* GIVEN MATERIAL *
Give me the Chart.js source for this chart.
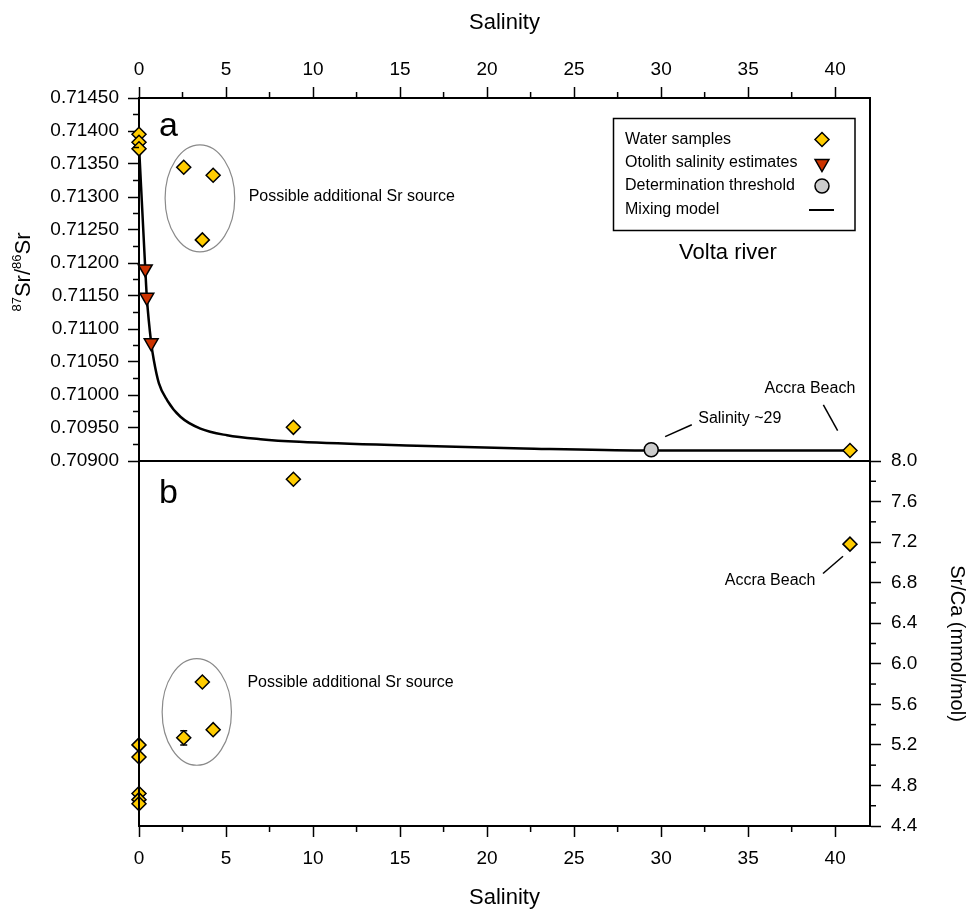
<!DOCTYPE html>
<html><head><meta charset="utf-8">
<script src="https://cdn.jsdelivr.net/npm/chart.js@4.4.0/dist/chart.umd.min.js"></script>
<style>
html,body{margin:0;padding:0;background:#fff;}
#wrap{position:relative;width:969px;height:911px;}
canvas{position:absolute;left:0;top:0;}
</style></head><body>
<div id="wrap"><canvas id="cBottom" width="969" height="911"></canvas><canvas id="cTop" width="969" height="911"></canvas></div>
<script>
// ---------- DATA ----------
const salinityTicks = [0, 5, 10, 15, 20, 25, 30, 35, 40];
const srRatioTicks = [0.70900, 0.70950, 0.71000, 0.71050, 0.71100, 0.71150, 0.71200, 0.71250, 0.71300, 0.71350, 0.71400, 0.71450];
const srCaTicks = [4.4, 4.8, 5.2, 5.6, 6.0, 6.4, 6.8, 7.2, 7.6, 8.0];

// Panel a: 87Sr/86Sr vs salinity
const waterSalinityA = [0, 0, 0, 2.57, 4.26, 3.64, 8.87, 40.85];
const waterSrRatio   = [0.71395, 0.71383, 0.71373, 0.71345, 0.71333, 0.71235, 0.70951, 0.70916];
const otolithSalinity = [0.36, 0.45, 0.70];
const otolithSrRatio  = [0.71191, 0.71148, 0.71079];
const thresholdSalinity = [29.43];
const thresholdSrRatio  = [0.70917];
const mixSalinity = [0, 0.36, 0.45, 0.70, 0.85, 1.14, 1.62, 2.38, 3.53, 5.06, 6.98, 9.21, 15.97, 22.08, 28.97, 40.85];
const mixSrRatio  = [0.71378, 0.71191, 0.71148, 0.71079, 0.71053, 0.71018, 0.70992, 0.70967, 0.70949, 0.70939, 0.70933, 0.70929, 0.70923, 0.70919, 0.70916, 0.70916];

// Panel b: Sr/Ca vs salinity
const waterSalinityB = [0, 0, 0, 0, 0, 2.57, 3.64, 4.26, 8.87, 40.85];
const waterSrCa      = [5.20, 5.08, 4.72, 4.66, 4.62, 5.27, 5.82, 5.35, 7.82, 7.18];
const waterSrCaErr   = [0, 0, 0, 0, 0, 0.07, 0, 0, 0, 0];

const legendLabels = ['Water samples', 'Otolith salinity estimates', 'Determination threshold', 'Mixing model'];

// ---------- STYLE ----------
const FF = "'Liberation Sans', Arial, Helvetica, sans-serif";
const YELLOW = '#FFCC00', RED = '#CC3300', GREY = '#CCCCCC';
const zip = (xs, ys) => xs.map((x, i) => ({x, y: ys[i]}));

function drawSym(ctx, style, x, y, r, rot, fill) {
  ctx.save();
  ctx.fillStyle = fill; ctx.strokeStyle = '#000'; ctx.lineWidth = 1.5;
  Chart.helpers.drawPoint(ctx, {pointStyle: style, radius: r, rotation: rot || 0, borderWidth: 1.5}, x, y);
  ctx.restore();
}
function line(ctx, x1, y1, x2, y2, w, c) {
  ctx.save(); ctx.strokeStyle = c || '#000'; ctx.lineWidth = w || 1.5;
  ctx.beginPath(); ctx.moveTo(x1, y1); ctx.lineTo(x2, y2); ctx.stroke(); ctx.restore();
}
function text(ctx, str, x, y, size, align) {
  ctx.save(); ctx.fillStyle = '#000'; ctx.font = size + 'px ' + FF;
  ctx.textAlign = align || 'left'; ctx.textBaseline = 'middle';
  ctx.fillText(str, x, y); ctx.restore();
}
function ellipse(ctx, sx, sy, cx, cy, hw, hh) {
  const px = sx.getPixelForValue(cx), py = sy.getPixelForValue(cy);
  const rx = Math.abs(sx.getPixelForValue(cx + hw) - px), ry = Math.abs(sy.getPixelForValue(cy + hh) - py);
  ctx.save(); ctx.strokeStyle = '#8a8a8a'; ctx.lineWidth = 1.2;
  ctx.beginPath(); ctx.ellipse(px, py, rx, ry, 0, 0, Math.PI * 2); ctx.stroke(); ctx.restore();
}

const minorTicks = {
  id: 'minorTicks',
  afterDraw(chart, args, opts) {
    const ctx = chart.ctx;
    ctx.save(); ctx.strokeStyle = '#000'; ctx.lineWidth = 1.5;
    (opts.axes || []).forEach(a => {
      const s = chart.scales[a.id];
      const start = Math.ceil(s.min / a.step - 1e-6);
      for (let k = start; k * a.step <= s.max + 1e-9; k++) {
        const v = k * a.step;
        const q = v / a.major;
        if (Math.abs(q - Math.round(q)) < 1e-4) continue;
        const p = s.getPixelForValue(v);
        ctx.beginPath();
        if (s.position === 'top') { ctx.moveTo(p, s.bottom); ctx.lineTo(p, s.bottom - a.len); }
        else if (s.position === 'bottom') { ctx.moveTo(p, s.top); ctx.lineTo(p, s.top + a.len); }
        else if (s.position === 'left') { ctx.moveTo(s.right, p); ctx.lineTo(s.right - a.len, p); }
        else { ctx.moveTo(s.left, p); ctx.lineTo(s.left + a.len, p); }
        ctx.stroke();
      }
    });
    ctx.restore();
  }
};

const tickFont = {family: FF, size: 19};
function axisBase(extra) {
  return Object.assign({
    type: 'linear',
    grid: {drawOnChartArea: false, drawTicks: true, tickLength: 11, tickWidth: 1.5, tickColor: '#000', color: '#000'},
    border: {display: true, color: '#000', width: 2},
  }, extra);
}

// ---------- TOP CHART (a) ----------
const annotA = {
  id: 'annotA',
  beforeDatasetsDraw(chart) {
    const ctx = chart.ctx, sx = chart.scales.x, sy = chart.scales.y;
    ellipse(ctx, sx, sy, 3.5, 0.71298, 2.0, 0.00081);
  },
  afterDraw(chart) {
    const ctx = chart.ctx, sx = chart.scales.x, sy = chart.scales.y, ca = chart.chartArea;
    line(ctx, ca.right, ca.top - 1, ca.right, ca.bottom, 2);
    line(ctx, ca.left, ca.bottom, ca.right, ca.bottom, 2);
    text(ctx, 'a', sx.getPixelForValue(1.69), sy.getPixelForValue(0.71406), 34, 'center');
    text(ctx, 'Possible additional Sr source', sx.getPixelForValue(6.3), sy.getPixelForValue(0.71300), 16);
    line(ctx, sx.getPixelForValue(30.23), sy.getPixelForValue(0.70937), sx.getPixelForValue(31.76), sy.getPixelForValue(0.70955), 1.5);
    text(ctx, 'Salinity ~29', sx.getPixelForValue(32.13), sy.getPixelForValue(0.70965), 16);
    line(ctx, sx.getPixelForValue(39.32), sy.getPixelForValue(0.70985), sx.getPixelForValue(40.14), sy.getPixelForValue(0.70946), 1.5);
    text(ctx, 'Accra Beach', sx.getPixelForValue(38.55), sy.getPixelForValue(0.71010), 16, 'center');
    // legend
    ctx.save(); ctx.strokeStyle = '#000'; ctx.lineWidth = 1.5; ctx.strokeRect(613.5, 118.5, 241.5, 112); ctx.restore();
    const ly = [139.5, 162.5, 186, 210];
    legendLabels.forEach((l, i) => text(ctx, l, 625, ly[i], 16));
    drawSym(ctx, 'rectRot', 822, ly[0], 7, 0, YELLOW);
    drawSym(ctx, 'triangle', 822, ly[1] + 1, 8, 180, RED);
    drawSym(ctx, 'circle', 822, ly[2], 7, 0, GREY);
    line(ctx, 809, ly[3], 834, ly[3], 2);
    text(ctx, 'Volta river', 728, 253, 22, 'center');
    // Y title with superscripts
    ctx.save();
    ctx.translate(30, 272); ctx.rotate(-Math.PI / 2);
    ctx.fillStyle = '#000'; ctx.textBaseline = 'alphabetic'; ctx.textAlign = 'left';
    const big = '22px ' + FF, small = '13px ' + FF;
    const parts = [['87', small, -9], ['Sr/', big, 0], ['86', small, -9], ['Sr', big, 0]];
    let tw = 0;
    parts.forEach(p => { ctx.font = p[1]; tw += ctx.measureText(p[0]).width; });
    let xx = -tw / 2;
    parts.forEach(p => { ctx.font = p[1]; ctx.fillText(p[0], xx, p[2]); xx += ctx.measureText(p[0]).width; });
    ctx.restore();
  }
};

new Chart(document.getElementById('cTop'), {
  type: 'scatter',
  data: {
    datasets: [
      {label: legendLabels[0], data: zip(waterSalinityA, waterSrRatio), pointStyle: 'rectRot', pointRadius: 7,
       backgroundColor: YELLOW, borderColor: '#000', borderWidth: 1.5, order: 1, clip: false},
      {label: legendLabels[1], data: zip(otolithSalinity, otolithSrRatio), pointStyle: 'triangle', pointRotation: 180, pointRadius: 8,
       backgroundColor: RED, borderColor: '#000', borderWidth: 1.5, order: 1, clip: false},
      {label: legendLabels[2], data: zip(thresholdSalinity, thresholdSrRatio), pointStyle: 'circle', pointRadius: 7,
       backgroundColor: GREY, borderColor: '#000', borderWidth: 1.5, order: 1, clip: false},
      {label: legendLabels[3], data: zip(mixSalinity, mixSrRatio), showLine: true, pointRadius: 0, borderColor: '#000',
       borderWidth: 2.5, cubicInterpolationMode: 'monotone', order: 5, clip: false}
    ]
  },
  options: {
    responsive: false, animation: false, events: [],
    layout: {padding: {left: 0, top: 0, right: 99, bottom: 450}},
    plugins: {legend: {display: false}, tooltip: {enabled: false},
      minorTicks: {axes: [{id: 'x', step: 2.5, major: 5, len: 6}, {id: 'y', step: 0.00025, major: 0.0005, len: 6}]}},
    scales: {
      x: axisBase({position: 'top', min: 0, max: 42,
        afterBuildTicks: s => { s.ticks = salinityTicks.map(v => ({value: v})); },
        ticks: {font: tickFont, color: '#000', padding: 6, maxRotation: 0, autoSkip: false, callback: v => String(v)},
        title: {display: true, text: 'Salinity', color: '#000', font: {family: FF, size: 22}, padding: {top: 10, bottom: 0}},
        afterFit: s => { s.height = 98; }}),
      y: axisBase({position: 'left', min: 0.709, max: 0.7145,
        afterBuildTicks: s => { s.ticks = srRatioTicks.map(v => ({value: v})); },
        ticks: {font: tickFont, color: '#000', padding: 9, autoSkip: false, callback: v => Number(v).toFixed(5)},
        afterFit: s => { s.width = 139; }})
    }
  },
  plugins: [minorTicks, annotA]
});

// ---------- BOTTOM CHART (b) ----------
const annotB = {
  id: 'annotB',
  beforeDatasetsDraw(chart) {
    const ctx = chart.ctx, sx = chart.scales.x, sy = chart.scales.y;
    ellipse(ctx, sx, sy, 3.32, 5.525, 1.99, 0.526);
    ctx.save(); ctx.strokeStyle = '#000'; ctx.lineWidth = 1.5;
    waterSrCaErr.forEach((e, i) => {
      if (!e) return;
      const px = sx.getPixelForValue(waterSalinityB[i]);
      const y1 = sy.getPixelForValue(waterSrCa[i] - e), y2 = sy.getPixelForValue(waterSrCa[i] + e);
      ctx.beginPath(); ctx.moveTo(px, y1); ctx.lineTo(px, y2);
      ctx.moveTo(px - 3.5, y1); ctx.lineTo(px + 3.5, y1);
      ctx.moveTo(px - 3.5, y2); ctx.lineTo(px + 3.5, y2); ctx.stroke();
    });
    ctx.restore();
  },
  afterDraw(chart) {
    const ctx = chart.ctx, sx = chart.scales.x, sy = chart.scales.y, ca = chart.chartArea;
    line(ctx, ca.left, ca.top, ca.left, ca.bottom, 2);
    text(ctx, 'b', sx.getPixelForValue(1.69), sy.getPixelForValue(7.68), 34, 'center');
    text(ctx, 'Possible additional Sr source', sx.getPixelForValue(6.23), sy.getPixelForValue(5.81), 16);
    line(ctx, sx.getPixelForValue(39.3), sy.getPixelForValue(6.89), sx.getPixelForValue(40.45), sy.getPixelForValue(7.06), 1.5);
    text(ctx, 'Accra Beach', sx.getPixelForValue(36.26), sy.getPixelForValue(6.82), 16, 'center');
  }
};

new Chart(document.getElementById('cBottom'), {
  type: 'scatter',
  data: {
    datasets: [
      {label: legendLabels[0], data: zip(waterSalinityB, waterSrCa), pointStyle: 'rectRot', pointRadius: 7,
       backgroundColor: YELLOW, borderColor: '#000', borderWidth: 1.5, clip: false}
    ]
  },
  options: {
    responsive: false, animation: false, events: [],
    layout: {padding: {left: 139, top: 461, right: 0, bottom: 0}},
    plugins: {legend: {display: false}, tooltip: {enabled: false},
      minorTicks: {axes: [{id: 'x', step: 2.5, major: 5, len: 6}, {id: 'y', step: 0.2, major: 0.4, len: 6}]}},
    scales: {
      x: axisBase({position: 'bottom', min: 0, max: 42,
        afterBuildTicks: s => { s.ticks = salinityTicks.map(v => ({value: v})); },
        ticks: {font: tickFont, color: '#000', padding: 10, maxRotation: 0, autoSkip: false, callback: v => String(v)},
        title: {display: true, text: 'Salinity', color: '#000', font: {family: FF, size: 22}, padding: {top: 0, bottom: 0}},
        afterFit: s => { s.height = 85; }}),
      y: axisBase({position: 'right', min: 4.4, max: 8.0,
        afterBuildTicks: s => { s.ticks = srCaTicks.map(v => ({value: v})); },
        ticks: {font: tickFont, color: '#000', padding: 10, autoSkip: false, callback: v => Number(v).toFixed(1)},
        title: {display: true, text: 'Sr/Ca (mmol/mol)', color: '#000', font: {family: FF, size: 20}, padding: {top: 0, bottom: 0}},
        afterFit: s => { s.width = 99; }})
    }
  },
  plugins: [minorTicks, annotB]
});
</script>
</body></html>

* EXERCISE DESCRIPTION *
Return only the lines running from the top of the data to the line that holds "0.70919, 0.70916, 0.70916];". Include both of those lines, but skip the pictures.

* EXPECTED ANSWER *
Give me the Chart.js source for this chart.
<!DOCTYPE html>
<html><head><meta charset="utf-8">
<script src="https://cdn.jsdelivr.net/npm/chart.js@4.4.0/dist/chart.umd.min.js"></script>
<style>
html,body{margin:0;padding:0;background:#fff;}
#wrap{position:relative;width:969px;height:911px;}
canvas{position:absolute;left:0;top:0;}
</style></head><body>
<div id="wrap"><canvas id="cBottom" width="969" height="911"></canvas><canvas id="cTop" width="969" height="911"></canvas></div>
<script>
// ---------- DATA ----------
const salinityTicks = [0, 5, 10, 15, 20, 25, 30, 35, 40];
const srRatioTicks = [0.70900, 0.70950, 0.71000, 0.71050, 0.71100, 0.71150, 0.71200, 0.71250, 0.71300, 0.71350, 0.71400, 0.71450];
const srCaTicks = [4.4, 4.8, 5.2, 5.6, 6.0, 6.4, 6.8, 7.2, 7.6, 8.0];

// Panel a: 87Sr/86Sr vs salinity
const waterSalinityA = [0, 0, 0, 2.57, 4.26, 3.64, 8.87, 40.85];
const waterSrRatio   = [0.71395, 0.71383, 0.71373, 0.71345, 0.71333, 0.71235, 0.70951, 0.70916];
const otolithSalinity = [0.36, 0.45, 0.70];
const otolithSrRatio  = [0.71191, 0.71148, 0.71079];
const thresholdSalinity = [29.43];
const thresholdSrRatio  = [0.70917];
const mixSalinity = [0, 0.36, 0.45, 0.70, 0.85, 1.14, 1.62, 2.38, 3.53, 5.06, 6.98, 9.21, 15.97, 22.08, 28.97, 40.85];
const mixSrRatio  = [0.71378, 0.71191, 0.71148, 0.71079, 0.71053, 0.71018, 0.70992, 0.70967, 0.70949, 0.70939, 0.70933, 0.70929, 0.70923, 0.70919, 0.70916, 0.70916];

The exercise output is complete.